I will try to bring up a patch with a regression test for this.

This revision now requires changes to proceed.Jul 1 2021, 8:35 AM

I added a pretty simple regression that should make testing this -x cuda -fopenmp issue simpler: https://reviews.llvm.org/D105322
I guess a similar test for -x hip -fopenmp could be added, but it hasn't been an issue so far as HIP and OpenMP AMDGCN seem to use the same builtins?

jdoerfert requested changes to this revision.Jul 2 2021, 9:43 AM

We need a macro for OPENMP and one for OPENMP_OFFLOAD, we can use a single one for the latter and avoid _NVPTX, _AMDGCN, ... but we need both as described by @fodinabor.

I think the openmp_wrappers are only used when compiling device code, which would explain why setting a macro in one of them is a proxy for detecting compilation for the device.

Attempting to verify that, it looks like:
trunk-nvptx includes openmp_wrappers on device code only
trunk-amdgcn never includes openmp_wrappers
aomp-amdgcn includes openmp_wrappers on device code and cuda_wrappers on host code

in which case #define __OPENMP_NVPTX from an openmp_wrapper is equivalent to defining __OPENMP_NVPTX when compiling for the target and not for the host.
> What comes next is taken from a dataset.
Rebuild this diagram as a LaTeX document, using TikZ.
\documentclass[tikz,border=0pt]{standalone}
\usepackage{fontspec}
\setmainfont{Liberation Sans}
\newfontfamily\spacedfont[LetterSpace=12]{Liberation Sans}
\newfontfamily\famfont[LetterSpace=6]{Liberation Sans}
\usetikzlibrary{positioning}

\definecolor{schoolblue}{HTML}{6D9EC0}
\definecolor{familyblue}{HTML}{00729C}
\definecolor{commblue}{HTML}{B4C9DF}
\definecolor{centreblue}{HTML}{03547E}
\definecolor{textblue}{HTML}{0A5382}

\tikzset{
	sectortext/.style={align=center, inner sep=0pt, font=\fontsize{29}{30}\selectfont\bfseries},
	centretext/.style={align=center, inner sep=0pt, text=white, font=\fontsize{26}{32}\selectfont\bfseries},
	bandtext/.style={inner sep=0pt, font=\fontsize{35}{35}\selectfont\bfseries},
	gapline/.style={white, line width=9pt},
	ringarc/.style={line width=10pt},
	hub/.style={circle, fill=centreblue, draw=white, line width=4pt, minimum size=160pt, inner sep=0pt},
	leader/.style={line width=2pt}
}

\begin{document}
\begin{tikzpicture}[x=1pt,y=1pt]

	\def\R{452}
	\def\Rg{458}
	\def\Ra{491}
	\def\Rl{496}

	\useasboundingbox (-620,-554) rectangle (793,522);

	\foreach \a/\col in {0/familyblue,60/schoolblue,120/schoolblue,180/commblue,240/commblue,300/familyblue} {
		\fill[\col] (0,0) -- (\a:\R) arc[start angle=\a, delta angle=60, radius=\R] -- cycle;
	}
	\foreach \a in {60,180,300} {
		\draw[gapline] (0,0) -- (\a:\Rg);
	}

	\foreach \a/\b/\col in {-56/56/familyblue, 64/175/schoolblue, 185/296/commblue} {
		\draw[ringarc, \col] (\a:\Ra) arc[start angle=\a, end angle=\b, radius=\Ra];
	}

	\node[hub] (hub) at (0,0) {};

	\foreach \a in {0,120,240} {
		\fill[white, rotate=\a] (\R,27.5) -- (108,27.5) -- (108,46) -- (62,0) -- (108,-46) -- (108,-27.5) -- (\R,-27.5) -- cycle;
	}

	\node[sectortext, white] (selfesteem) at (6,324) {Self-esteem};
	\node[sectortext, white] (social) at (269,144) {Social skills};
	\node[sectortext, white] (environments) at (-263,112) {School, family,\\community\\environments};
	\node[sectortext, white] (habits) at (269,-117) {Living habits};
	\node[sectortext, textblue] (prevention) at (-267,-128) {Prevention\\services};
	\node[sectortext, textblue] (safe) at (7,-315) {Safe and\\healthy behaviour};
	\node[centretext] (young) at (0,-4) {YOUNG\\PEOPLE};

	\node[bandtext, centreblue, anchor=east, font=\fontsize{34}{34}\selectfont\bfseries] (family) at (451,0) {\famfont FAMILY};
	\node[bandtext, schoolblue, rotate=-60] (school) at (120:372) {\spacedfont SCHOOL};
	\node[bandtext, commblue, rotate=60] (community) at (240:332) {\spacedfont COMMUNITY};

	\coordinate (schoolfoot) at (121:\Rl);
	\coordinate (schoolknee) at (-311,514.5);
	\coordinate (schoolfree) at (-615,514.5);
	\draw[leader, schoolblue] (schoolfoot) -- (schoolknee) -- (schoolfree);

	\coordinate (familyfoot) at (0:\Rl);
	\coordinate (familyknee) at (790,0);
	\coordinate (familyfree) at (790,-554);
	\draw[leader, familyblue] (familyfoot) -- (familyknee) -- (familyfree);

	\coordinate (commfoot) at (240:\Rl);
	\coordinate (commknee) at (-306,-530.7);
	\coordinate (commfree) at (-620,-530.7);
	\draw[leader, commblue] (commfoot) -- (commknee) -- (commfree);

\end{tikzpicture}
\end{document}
This seems fragile. How about we #define _OPENMP_HOST when compiling openmp for the host, and _OPENMP_TARGET when compiling openmp for the device? Do that from clang directly, not from a header which is only sometimes included. For one thing, we may want wrapper headers like these for the openmp host at some point.
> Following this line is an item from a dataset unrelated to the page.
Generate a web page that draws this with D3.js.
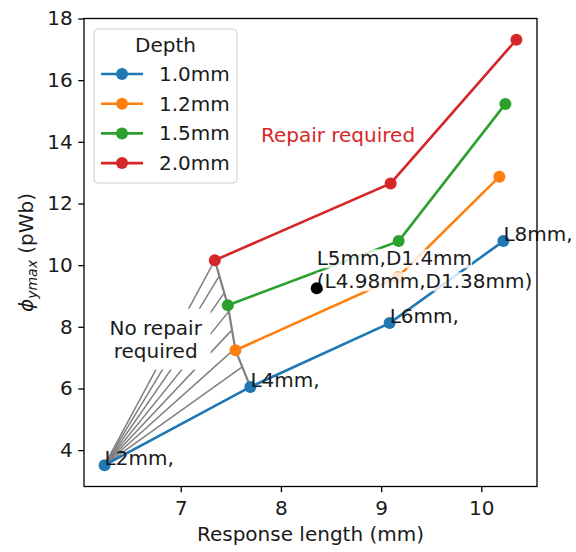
<!DOCTYPE html>
<html>
<head>
<meta charset="utf-8">
<script src="https://cdn.jsdelivr.net/npm/d3@7"></script>
<style>
body { margin: 0; background: #fff; }
svg { display: block; font-family: "DejaVu Sans", sans-serif; }
</style>
</head>
<body>
<svg id="chart"></svg>
<script>
var depths = ["1.0mm", "1.2mm", "1.5mm", "2.0mm"];
var colors = ["#1f77b4", "#ff7f0e", "#2ca02c", "#d62728"];

// response length (mm) / phi_ymax (pWb) per depth
var len10 = [6.24, 7.695, 9.085, 10.22];
var phi10 = [3.51, 6.05, 8.12, 10.78];
var len12 = [7.546, 9.165, 10.18];
var phi12 = [7.24, 9.61, 12.87];
var len15 = [7.47, 9.175, 10.24];
var phi15 = [8.70, 10.78, 15.23];
var len20 = [7.34, 9.095, 10.35];
var phi20 = [10.16, 12.65, 17.31];

var pointLabels = ["L2mm,", "L4mm,", "L6mm,", "L8mm,"];
var target = [8.357, 9.25];
var targetLabel = ["L5mm,D1.4mm", "(L4.98mm,D1.38mm)"];

// ends of the grey fan that marks the "no repair" zone
var hatchEndX = [7.34, 7.385, 7.434, 7.48, 7.512, 7.543, 7.614, 7.695];
var hatchEndY = [10.16, 9.65, 9.1, 8.5, 7.9, 7.3, 6.7, 6.05];

var xTicks = [7, 8, 9, 10];
var yTicks = [4, 6, 8, 10, 12, 14, 16, 18];

var W = 576, H = 552;
var plot = { left: 84, right: 537, top: 18.5, bottom: 486.5 };
var fs = 20;
var lineGap = 23;
var ink = "#1a1a1a";

var svg = d3.select("#chart").attr("width", W).attr("height", H);

var series = [
  { xs: len10, ys: phi10 },
  { xs: len12, ys: phi12 },
  { xs: len15, ys: phi15 },
  { xs: len20, ys: phi20 }
];

var allX = d3.merge(series.map(function(s) { return s.xs; }));
var allY = d3.merge(series.map(function(s) { return s.ys; }));
var xe = d3.extent(allX), ye = d3.extent(allY);
var xpad = (xe[1] - xe[0]) * 0.05, ypad = (ye[1] - ye[0]) * 0.05;

var x = d3.scaleLinear().domain([xe[0] - xpad, xe[1] + xpad]).range([plot.left, plot.right]);
var y = d3.scaleLinear().domain([ye[0] - ypad, ye[1] + ypad]).range([plot.bottom, plot.top]);

var line = d3.line().x(function(d) { return x(d[0]); }).y(function(d) { return y(d[1]); });

var g = svg.append("g");

// fan of grey lines from L2mm point to the boundary
var origin = [len10[0], phi10[0]];
g.append("g").selectAll("line").data(hatchEndX).enter().append("line")
  .attr("x1", x(origin[0])).attr("y1", y(origin[1]))
  .attr("x2", function(d) { return x(d); })
  .attr("y2", function(d, i) { return y(hatchEndY[i]); })
  .style("stroke", "#808080").style("stroke-width", 1.5);

var boundary = [[len20[0], phi20[0]], [len15[0], phi15[0]], [len12[0], phi12[0]], [len10[1], phi10[1]]];
g.append("path").attr("d", line(boundary))
  .style("fill", "none").style("stroke", "#808080").style("stroke-width", 2.2);

// "No repair required" with white box
var noRep = g.append("g");
var noRepBox = noRep.append("rect").style("fill", "#fff");
var noRepText = noRep.append("text").attr("text-anchor", "middle").style("font-size", fs + "px").style("fill", ink);
["No repair", "required"].forEach(function(t, i) {
  noRepText.append("tspan").attr("x", x(6.75)).attr("y", y(7.0) - lineGap * (1 - i)).text(t);
});
var bb = noRepText.node().getBBox();
noRepBox.attr("x", bb.x - 8).attr("y", bb.y - 7).attr("width", bb.width + 16).attr("height", bb.height + 14);

// series
series.forEach(function(s, k) {
  var pts = s.xs.map(function(v, i) { return [v, s.ys[i]]; });
  var sg = g.append("g");
  sg.append("path").attr("d", line(pts))
    .style("fill", "none").style("stroke", colors[k]).style("stroke-width", 2.6);
  sg.selectAll("circle").data(pts).enter().append("circle")
    .attr("cx", function(d) { return x(d[0]); })
    .attr("cy", function(d) { return y(d[1]); })
    .attr("r", 6).style("fill", colors[k]);
});

// point labels on 1.0mm series
g.append("g").selectAll("text").data(pointLabels).enter().append("text")
  .attr("x", function(d, i) { return x(len10[i]); })
  .attr("y", function(d, i) { return y(phi10[i]); })
  .style("font-size", fs + "px").style("fill", ink)
  .text(function(d) { return d; });

// target annotation, each line on its own faint white box
var tg = g.append("g");
targetLabel.forEach(function(t, i) {
  var box = tg.append("rect").style("fill", "#fff").style("fill-opacity", 0.8);
  var tx = tg.append("text").attr("x", x(target[0])).attr("y", y(target[1]) - lineGap * (1 - i))
    .style("font-size", fs + "px").style("fill", ink).text(t);
  var b = tx.node().getBBox();
  box.attr("x", b.x).attr("y", b.y + 3).attr("width", b.width).attr("height", b.height - 5);
});
tg.append("circle").attr("cx", x(target[0])).attr("cy", y(target[1])).attr("r", 6).style("fill", "#000");

g.append("text").attr("x", x(7.8)).attr("y", y(14.0))
  .style("font-size", fs + "px").style("fill", "#d62728").text("Repair required");

// axes
var xAxis = d3.axisBottom(x).tickValues(xTicks).tickSize(5.7).tickPadding(9).tickFormat(d3.format("d"));
var yAxis = d3.axisLeft(y).tickValues(yTicks).tickSize(5.7).tickPadding(5.7).tickFormat(d3.format("d"));

var xg = svg.append("g").attr("transform", "translate(0," + plot.bottom + ")").call(xAxis);
var yg = svg.append("g").attr("transform", "translate(" + plot.left + ",0)").call(yAxis);
[xg, yg].forEach(function(a) {
  a.select(".domain").remove();
  a.selectAll(".tick line").style("stroke", "#000").style("stroke-width", 1.3);
  a.selectAll(".tick text").style("font-size", fs + "px").style("fill", ink).style("font-family", "DejaVu Sans");
});

svg.append("rect").attr("x", plot.left).attr("y", plot.top)
  .attr("width", plot.right - plot.left).attr("height", plot.bottom - plot.top)
  .style("fill", "none").style("stroke", "#000").style("stroke-width", 1.3);

svg.append("text").attr("x", (plot.left + plot.right) / 2).attr("y", 541)
  .attr("text-anchor", "middle").style("font-size", fs + "px").style("fill", ink)
  .text("Response length (mm)");

var yl = svg.append("text").attr("transform", "translate(33," + ((plot.top + plot.bottom) / 2) + ") rotate(-90)")
  .attr("text-anchor", "middle").style("font-size", fs + "px").style("fill", ink);
yl.append("tspan").style("font-style", "italic").text("\u03d5");
yl.append("tspan").style("font-style", "italic").style("font-size", "14px").attr("dy", 4).text("ymax");
yl.append("tspan").attr("dy", -4).text(" (pWb)");

// legend
var lg = svg.append("g");
lg.append("rect").attr("x", 94).attr("y", 29).attr("width", 143).attr("height", 154).attr("rx", 4)
  .style("fill", "#fff").style("fill-opacity", 0.8).style("stroke", "#cccccc").style("stroke-width", 1);
lg.append("text").attr("x", 165.5).attr("y", 52).attr("text-anchor", "middle")
  .style("font-size", fs + "px").style("fill", ink).text("Depth");
var items = lg.selectAll("g.item").data(depths).enter().append("g").attr("class", "item")
  .attr("transform", function(d, i) { return "translate(0," + (74 + i * 29.7) + ")"; });
items.append("line").attr("x1", 101).attr("x2", 143)
  .style("stroke", function(d, i) { return colors[i]; }).style("stroke-width", 2.6);
items.append("circle").attr("cx", 122).attr("r", 6).style("fill", function(d, i) { return colors[i]; });
items.append("text").attr("x", 159).attr("y", 7).style("font-size", fs + "px").style("fill", ink)
  .text(function(d) { return d; });
</script>
</body>
</html>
  • reduce patch to only dropping cuda define
  • reduce patch to only dropping cuda define v2, now with missing save
JonChesterfield edited the summary of this revision. (Show Details)EditedJul 13 2021, 6:39 AM

Cut down to only dropping the cuda define, which is sufficient to resolve D104904. Haven't built/tested this diff yet.

Looks ok to me. Regression tests and runtime tests went fine. Tested a simple cuda and openmp kernel with sin function on sm_61, didn't see any issue.

clang/lib/Headers/openmp_wrappers/complex
21

^ this header does not look for a macro called CUDA or include any other headers so I believe dropping the macro can make no change to that header.

It might affect other things that happen to be included after this header, but iiuc cuda and openmp-nvptx both define __CUDA__ anyway, so that could only break amdgpu applications that were erroneously looking for a cuda macro.

fodinabor accepted this revision.Jul 18 2021, 11:39 AM

LGTM as well :)

This revision is now accepted and ready to land.Jul 18 2021, 11:39 AM
This revision was landed with ongoing or failed builds.Jul 18 2021, 3:31 PM
This revision was automatically updated to reflect the committed changes.